### TASK TO CARRY OUT:
Output the full listing below exactly, without the pictures.

### STORED DATA:
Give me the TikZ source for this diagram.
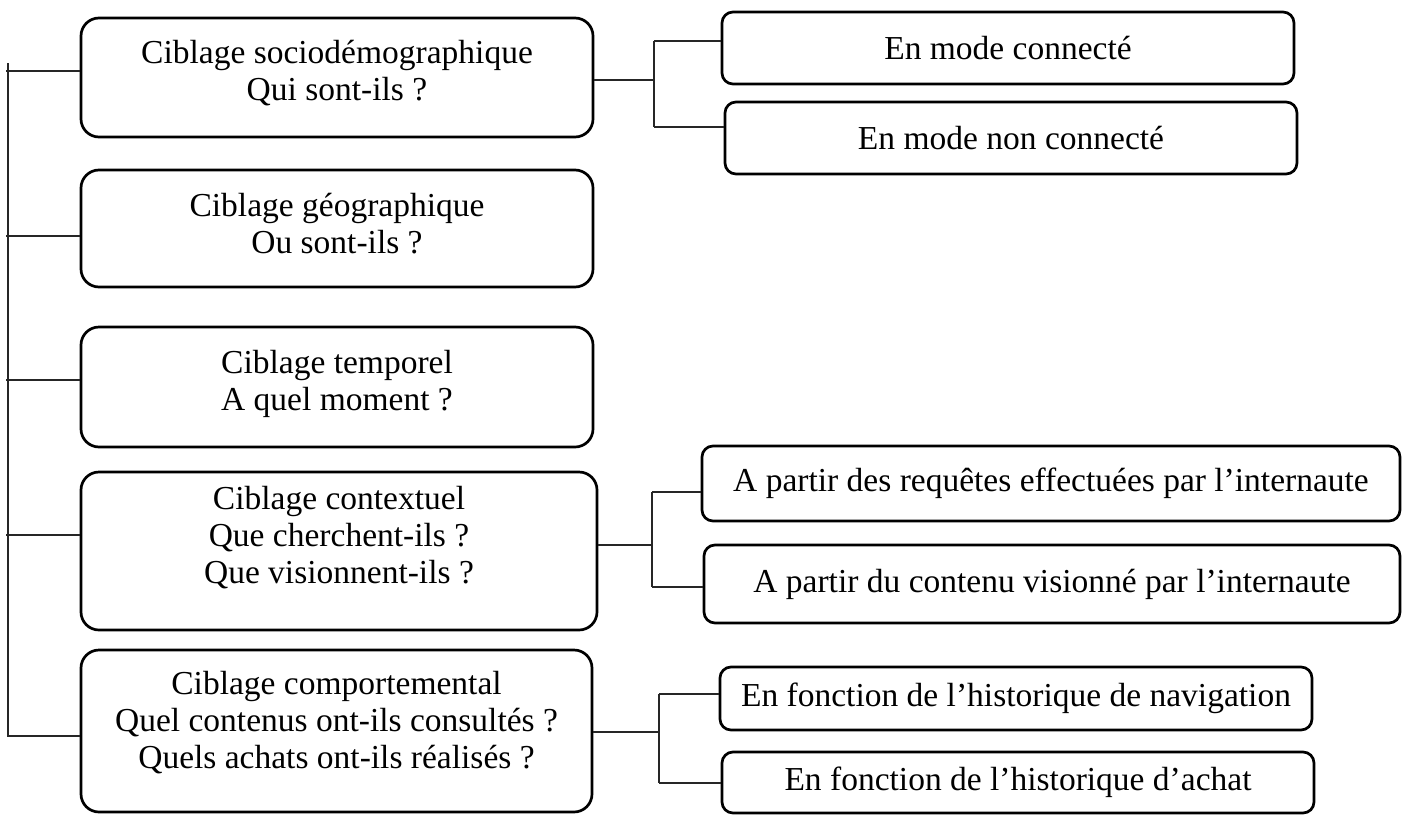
\documentclass[tikz,border=0pt]{standalone}
\usepackage{fontspec}
\setmainfont{Liberation Serif}
\begin{document}
\begin{tikzpicture}[x=1pt,y=-1pt,
  mbox/.style={draw=black, line width=2.7pt, rounded corners=18pt, inner sep=0pt},
  rbox/.style={draw=black, line width=2.7pt, rounded corners=11pt, align=center, inner sep=0pt,
    font=\fontsize{33.5}{36}\selectfont},
  txt/.style={align=center, inner sep=0pt, font=\fontsize{33.5}{37}\selectfont},
  conn/.style={draw=black!85, line width=1.3pt}]
\useasboundingbox (0,0) rectangle (1407,814);
% main boxes
\node[mbox, minimum width=512pt, minimum height=119pt] (b1) at (337,77.5) {};
\node[mbox, minimum width=512pt, minimum height=117pt] (b2) at (337,228.5) {};
\node[mbox, minimum width=512pt, minimum height=120pt] (b3) at (337,387) {};
\node[mbox, minimum width=516pt, minimum height=158pt] (b4) at (339,551) {};
\node[mbox, minimum width=511pt, minimum height=162pt] (b5) at (336.5,731) {};
\node[txt] (b1t) at ([yshift=4pt]b1.center) {Ciblage sociodémographique\\Qui sont-ils ?};
\node[txt] (b2t) at ([yshift=5pt]b2.center) {Ciblage géographique\\Ou sont-ils ?};
\node[txt] (b3t) at ([yshift=3pt]b3.center) {Ciblage temporel\\A quel moment ?};
\node[txt] (b4t) at ([yshift=13pt]b4.center) {Ciblage contextuel\\Que cherchent-ils ?\\Que visionnent-ils ?};
\node[txt] (b5t) at ([yshift=8pt]b5.center) {Ciblage comportemental\\Quel contenus ont-ils consultés ?\\Quels achats ont-ils réalisés ?};
% right boxes
\node[rbox, minimum width=572pt, minimum height=72pt] (r1) at (1008,48) {En mode connecté};
\node[rbox, minimum width=572pt, minimum height=72pt] (r2) at (1011,138) {En mode non connecté};
\node[rbox, minimum width=698pt, minimum height=75pt] (r3) at (1051,483.5) {A partir des requêtes effectuées par l’internaute};
\node[rbox, minimum width=696pt, minimum height=78pt] (r4) at (1052,584) {A partir du contenu visionné par l’internaute};
\node[rbox, minimum width=592pt, minimum height=63pt] (r5) at (1016,698.5) {En fonction de l’historique de navigation};
\node[rbox, minimum width=592pt, minimum height=61pt] (r6) at (1018,782.5) {En fonction de l’historique d’achat};
% trunk
\coordinate (tt) at (8,63);
\coordinate (tb) at (8,736);
\coordinate (t1) at (6,71);
\coordinate (t2) at (6,236);
\coordinate (t3) at (6,380);
\coordinate (t4) at (6,535);
\draw[conn] (tt) -- (tb) -- (tb -| b5.west);
\draw[conn] (t1) -- (t1 -| b1.west);
\draw[conn] (t2) -- (t2 -| b2.west);
\draw[conn] (t3) -- (t3 -| b3.west);
\draw[conn] (t4) -- (t4 -| b4.west);
% branch 1
\coordinate (j1) at (654,80);
\coordinate (j1t) at (654,41);
\coordinate (j1b) at (654,127);
\draw[conn] (j1 -| b1.east) -- (j1);
\draw[conn] (j1t) -- (j1b);
\draw[conn] (j1t) -- (j1t -| r1.west);
\draw[conn] (j1b) -- (j1b -| r2.west);
% branch 4
\coordinate (j4) at (652,545);
\coordinate (j4t) at (652,492);
\coordinate (j4b) at (652,587);
\draw[conn] (j4 -| b4.east) -- (j4);
\draw[conn] (j4t) -- (j4b);
\draw[conn] (j4t) -- (j4t -| r3.west);
\draw[conn] (j4b) -- (j4b -| r4.west);
% branch 5
\coordinate (j5) at (659,732);
\coordinate (j5t) at (659,694);
\coordinate (j5b) at (659,783);
\draw[conn] (j5 -| b5.east) -- (j5);
\draw[conn] (j5t) -- (j5b);
\draw[conn] (j5t) -- (j5t -| r5.west);
\draw[conn] (j5b) -- (j5b -| r6.west);
\end{tikzpicture}
\end{document}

### COMPLETED TASK:
Give me the TikZ source for this diagram.
\documentclass[tikz,border=0pt]{standalone}
\usepackage{fontspec}
\setmainfont{Liberation Serif}
\begin{document}
\begin{tikzpicture}[x=1pt,y=-1pt,
  mbox/.style={draw=black, line width=2.7pt, rounded corners=18pt, inner sep=0pt},
  rbox/.style={draw=black, line width=2.7pt, rounded corners=11pt, align=center, inner sep=0pt,
    font=\fontsize{33.5}{36}\selectfont},
  txt/.style={align=center, inner sep=0pt, font=\fontsize{33.5}{37}\selectfont},
  conn/.style={draw=black!85, line width=1.3pt}]
\useasboundingbox (0,0) rectangle (1407,814);
% main boxes
\node[mbox, minimum width=512pt, minimum height=119pt] (b1) at (337,77.5) {};
\node[mbox, minimum width=512pt, minimum height=117pt] (b2) at (337,228.5) {};
\node[mbox, minimum width=512pt, minimum height=120pt] (b3) at (337,387) {};
\node[mbox, minimum width=516pt, minimum height=158pt] (b4) at (339,551) {};
\node[mbox, minimum width=511pt, minimum height=162pt] (b5) at (336.5,731) {};
\node[txt] (b1t) at ([yshift=4pt]b1.center) {Ciblage sociodémographique\\Qui sont-ils ?};
\node[txt] (b2t) at ([yshift=5pt]b2.center) {Ciblage géographique\\Ou sont-ils ?};
\node[txt] (b3t) at ([yshift=3pt]b3.center) {Ciblage temporel\\A quel moment ?};
\node[txt] (b4t) at ([yshift=13pt]b4.center) {Ciblage contextuel\\Que cherchent-ils ?\\Que visionnent-ils ?};
\node[txt] (b5t) at ([yshift=8pt]b5.center) {Ciblage comportemental\\Quel contenus ont-ils consultés ?\\Quels achats ont-ils réalisés ?};
% right boxes
\node[rbox, minimum width=572pt, minimum height=72pt] (r1) at (1008,48) {En mode connecté};
\node[rbox, minimum width=572pt, minimum height=72pt] (r2) at (1011,138) {En mode non connecté};
\node[rbox, minimum width=698pt, minimum height=75pt] (r3) at (1051,483.5) {A partir des requêtes effectuées par l’internaute};
\node[rbox, minimum width=696pt, minimum height=78pt] (r4) at (1052,584) {A partir du contenu visionné par l’internaute};
\node[rbox, minimum width=592pt, minimum height=63pt] (r5) at (1016,698.5) {En fonction de l’historique de navigation};
\node[rbox, minimum width=592pt, minimum height=61pt] (r6) at (1018,782.5) {En fonction de l’historique d’achat};
% trunk
\coordinate (tt) at (8,63);
\coordinate (tb) at (8,736);
\coordinate (t1) at (6,71);
\coordinate (t2) at (6,236);
\coordinate (t3) at (6,380);
\coordinate (t4) at (6,535);
\draw[conn] (tt) -- (tb) -- (tb -| b5.west);
\draw[conn] (t1) -- (t1 -| b1.west);
\draw[conn] (t2) -- (t2 -| b2.west);
\draw[conn] (t3) -- (t3 -| b3.west);
\draw[conn] (t4) -- (t4 -| b4.west);
% branch 1
\coordinate (j1) at (654,80);
\coordinate (j1t) at (654,41);
\coordinate (j1b) at (654,127);
\draw[conn] (j1 -| b1.east) -- (j1);
\draw[conn] (j1t) -- (j1b);
\draw[conn] (j1t) -- (j1t -| r1.west);
\draw[conn] (j1b) -- (j1b -| r2.west);
% branch 4
\coordinate (j4) at (652,545);
\coordinate (j4t) at (652,492);
\coordinate (j4b) at (652,587);
\draw[conn] (j4 -| b4.east) -- (j4);
\draw[conn] (j4t) -- (j4b);
\draw[conn] (j4t) -- (j4t -| r3.west);
\draw[conn] (j4b) -- (j4b -| r4.west);
% branch 5
\coordinate (j5) at (659,732);
\coordinate (j5t) at (659,694);
\coordinate (j5b) at (659,783);
\draw[conn] (j5 -| b5.east) -- (j5);
\draw[conn] (j5t) -- (j5b);
\draw[conn] (j5t) -- (j5t -| r5.west);
\draw[conn] (j5b) -- (j5b -| r6.west);
\end{tikzpicture}
\end{document}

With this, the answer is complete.